Sunday, August 11, 2013
Not Moved by What I Fear
Do not be afraid, little flock, for it is your Father’s good pleasure to give you the kingdom (Luke 12:32).”
Someone has said that “Fear is the cheapest room in life’s house, and at the same time the most costly.” 2nd Chronicles, chapter 15, gives us an episode in the life of King Asa of Judah. Having just won a great victory, he was passing the home of Azariah. The spirit came upon this man and sent him out to the king, saying, “If you seek Yahweh he will be found by you, but if you forsake him he will forsake you.” We are left to wonder, why would God need to give these words of faith to King Asa? He had just been blessed by the Lord’s intervention, an answer to prayer. Before going into battle, Asa had prayed, “Lord, there is one like you-we rely on you—in your name we come against this vast army. Do not let man prevail against us.”
Maybe after such a great victory he needed to be reminded of who had won the battle. Our egos are all too ready to take the credit for the good stuff that happens, even though we have watched and fought and prayed for it to happen. Our egos tend to be stronger than our prayer life. Because we often fail to thank God as the apostle taught—In everything give thanks, we are likely to take the credit.
Our egos constantly overpower our sense of need for a deep devotional life with God. We have time for what we need to do, but God takes up too much time—time with God is not essential in our natural-earthbound minds—until like Asa, we face an enemy, be it the enemy of poverty, or sickness, or death, threats to our domestic tranquility. In the same manner, the Hebrew Bible bears witness to the fact that Israel constantly turned away from God toward idols of their own and their neighbors making.
Sometimes, because we are not really grounded in the Word, grounded in our prayer life, grounded in our devotional life, grounded in our praise life, our egos allow our obsessions, our attachments, our preoccupations, our additions, to take us away from understanding who we are and whose we are. We forget that God made us for himself, and our hearts will find no rest until they find their rest in him.
The enemy uses these natural human weaknesses, this tendency to yield to self-will over God’s will, to create unknown tears in the fabric of our faith where fear can seep in. So as Asa came back victorious, basking in the defeat of his enemies, God said to him—“The Lord will be with you, as long as you stay close to Him.” God was preparing Asa for what was to come. In the TV dramatic series West Wing, each episode ended with the President asking his staff, “What’s next?”
In the third chapter of Ezra, we read, beginning with verse 2, that Jeshua and Zerubbabel and their associates began to build the altar of the God of Israel. They were the first exiles to return from captivity. They were surrounded by hostile people. It was hard to recognize Jerusalem after 70 years of decay as an isolated ruin. The Persians had even changed the name of the area to “trans-Euphrates.” The late Dr. Chinua Achebe reminded us in his writing that this was the same manner in which European colonial powers divided up Africa and made national boundaries across previously intact tribal lands,
renaming these nations to suit their imperialist designs.

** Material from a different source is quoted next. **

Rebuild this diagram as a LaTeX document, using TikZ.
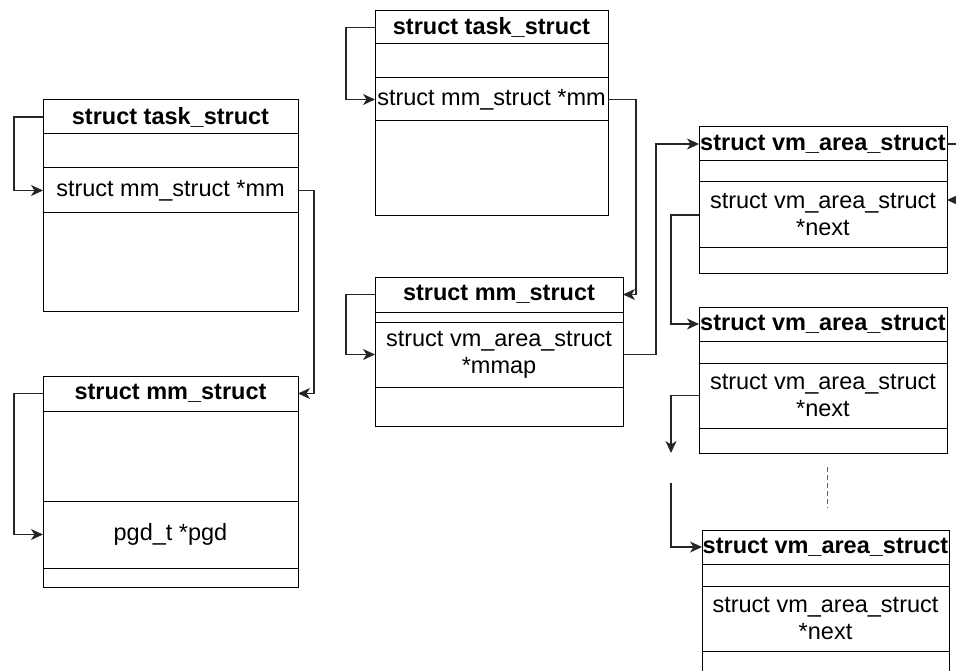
\documentclass[tikz,border=0pt]{standalone}
\usepackage{fontspec}
\setmainfont{Liberation Sans}
\usetikzlibrary{arrows.meta,calc}
\begin{document}
\begin{tikzpicture}[x=1pt,y=-1pt,
  cell/.style={draw=black, line width=1pt, inner sep=0pt, outer sep=0pt,
    anchor=north west, align=center, font=\fontsize{23.5}{27}\selectfont},
  head/.style={cell, font=\fontsize{23.5}{27}\selectfont\bfseries},
  conn/.style={draw=black!85, line width=1.1pt,
    -{Stealth[length=12pt,width=11pt,inset=3.5pt]}},
  wire/.style={draw=black!85, line width=1pt}]
\path[use as bounding box] (0,0) rectangle (956,671);
\clip (0,0) rectangle (956,671);

% task_struct (left)
\node[head, minimum width=255pt, minimum height=34pt] (a1) at (43,100) {struct task\_struct};
\node[cell, minimum width=255pt, minimum height=34pt] (a2) at (43,134) {};
\node[cell, minimum width=255pt, minimum height=45pt] (a3) at (43,168) {struct mm\_struct *mm};
\node[cell, minimum width=255pt, minimum height=98pt] (a4) at (43,213) {};

% mm_struct (left)
\node[head, minimum width=255pt, minimum height=35pt] (b1) at (43,376) {struct mm\_struct};
\node[cell, minimum width=255pt, minimum height=90pt] (b2) at (43,411) {};
\node[cell, minimum width=255pt, minimum height=67pt] (b3) at (43,501) {pgd\_t *pgd};
\node[cell, minimum width=255pt, minimum height=19pt] (b4) at (43,568) {};

% task_struct (middle)
\node[head, minimum width=233pt, minimum height=33pt] (c1) at (375,11) {struct task\_struct};
\node[cell, minimum width=233pt, minimum height=34pt] (c2) at (375,44) {};
\node[cell, minimum width=233pt, minimum height=43pt] (c3) at (375,78) {struct mm\_struct *mm};
\node[cell, minimum width=233pt, minimum height=95pt] (c4) at (375,121) {};

% mm_struct (middle)
\node[head, minimum width=248pt, minimum height=35pt] (d1) at (375,277) {struct mm\_struct};
\node[cell, minimum width=248pt, minimum height=10pt] (d2) at (375,312) {};
\node[cell, minimum width=248pt, minimum height=65pt] (d3) at (375,322) {struct vm\_area\_struct\\*mmap};
\node[cell, minimum width=248pt, minimum height=39pt] (d4) at (375,387) {};

% vm_area_struct chain
\node[head, minimum width=248pt, minimum height=34pt] (e1) at (699,127) {struct vm\_area\_struct};
\node[cell, minimum width=248pt, minimum height=21pt] (e2) at (699,161) {};
\node[cell, minimum width=248pt, minimum height=66pt] (e3) at (699,182) {struct vm\_area\_struct\\*next};
\node[cell, minimum width=248pt, minimum height=25pt] (e4) at (699,248) {};

\node[head, minimum width=248pt, minimum height=34pt] (f1) at (699,307) {struct vm\_area\_struct};
\node[cell, minimum width=248pt, minimum height=22pt] (f2) at (699,341) {};
\node[cell, minimum width=248pt, minimum height=65pt] (f3) at (699,363) {struct vm\_area\_struct\\*next};
\node[cell, minimum width=248pt, minimum height=25pt] (f4) at (699,428) {};

\node[head, minimum width=247pt, minimum height=34pt] (g1) at (702,530) {struct vm\_area\_struct};
\node[cell, minimum width=247pt, minimum height=22pt] (g2) at (702,564) {};
\node[cell, minimum width=247pt, minimum height=65pt] (g3) at (702,586) {struct vm\_area\_struct\\*next};
\node[cell, minimum width=247pt, minimum height=26pt] (g4) at (702,651) {};

% pointers
\draw[conn] (a1.west) -- ++(-29,0) |- (a3.west);
\draw[conn] (a3.east) -- ++(16,0) |- (b1.east);
\draw[conn] (b1.west) -- ++(-29,0) |- (b3.west);
\draw[conn] (c1.west) -- ++(-29,0) |- (c3.west);
\draw[conn] (c3.east) -- ++(28,0) |- (d1.east);
\draw[conn] (d1.west) -- ++(-29,0) |- (d3.west);
\draw[conn] (d3.east) -- ++(33,0) |- (e1.west);
\draw[conn] (e1.east) -- ++(20,0) |- ([yshift=15pt]e3.east);
\draw[conn] (e3.west) -- ++(-28,0) |- (f1.west);

% broken link to the rest of the list
\coordinate (brkA) at (671,453);
\coordinate (brkB) at (671,483);
\draw[conn] (f3.west) -| (brkA);
\draw[conn] (brkB) |- (g1.west);

\coordinate (dotsTop) at (827,467);
\coordinate (dotsBot) at (827,508);
\draw[wire, draw=black!60, dash pattern=on 5pt off 3pt] (dotsTop) -- (dotsBot);
\end{tikzpicture}
\end{document}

The temple had been destroyed, walls torn down, dwellings demolished. But Ezra 3:3 tells us, “Despite their fear of the peoples around them, they built the altar on its foundations and sacrificed burnt offerings on it to the Lord, both morning and evening sacrifices, and verse 4, Then in accordance with what is written, they celebrated…. They were not moved by what they feared.
After 70 years of exile, it was not just the decree of King Cyrus that brought them back to Jerusalem. God had made a promise 70 years earlier through the Prophet Jeremiah (29:11),
For I know the plans I have for you—plans
To prosper you and not to harm you,
Plans to give you hope and a future.
So they were not moved by fear of real dangers, real strife, real hardship, and real chaos. They did not get depressed or discouraged by the decimation they found. How did they do this?
They got to work. The first thing they did was “build.” They built on the foundation that was already laid there. Paul wrote to the church at Corinth (1 Cor 3:11), “There can be no other foundation beyond that which is already laid; I mean Jesus Christ himself.” Jesus is the Word made flesh. When things fall apart, when challenges rise, we must always continue to build. And we must build on God’s foundation, for all other ground is sinking sand.
The second thing they did was to offer sacrifice. There are many sacrifices that God’s work requires of us. They offered the burnt offerings in accordance with God’s Word. The third thing they did was in accordance with the written Word of God, they celebrated. They had a party. Maybe they composed some new songs based on the words of Jeremiah 29:11, because God had been faithful. This is how they overcame fear. This is how we overcome fear. If we build our lives on the revealed Word of Christ, the transmitted witness of scripture, and the sacrificial living of subjecting every issue, every situation, every fear, every question, every action to God, then no matter how determined the challenges, deceptive our enemies, or unrelenting the onslaught, we will not be moved by what we fear.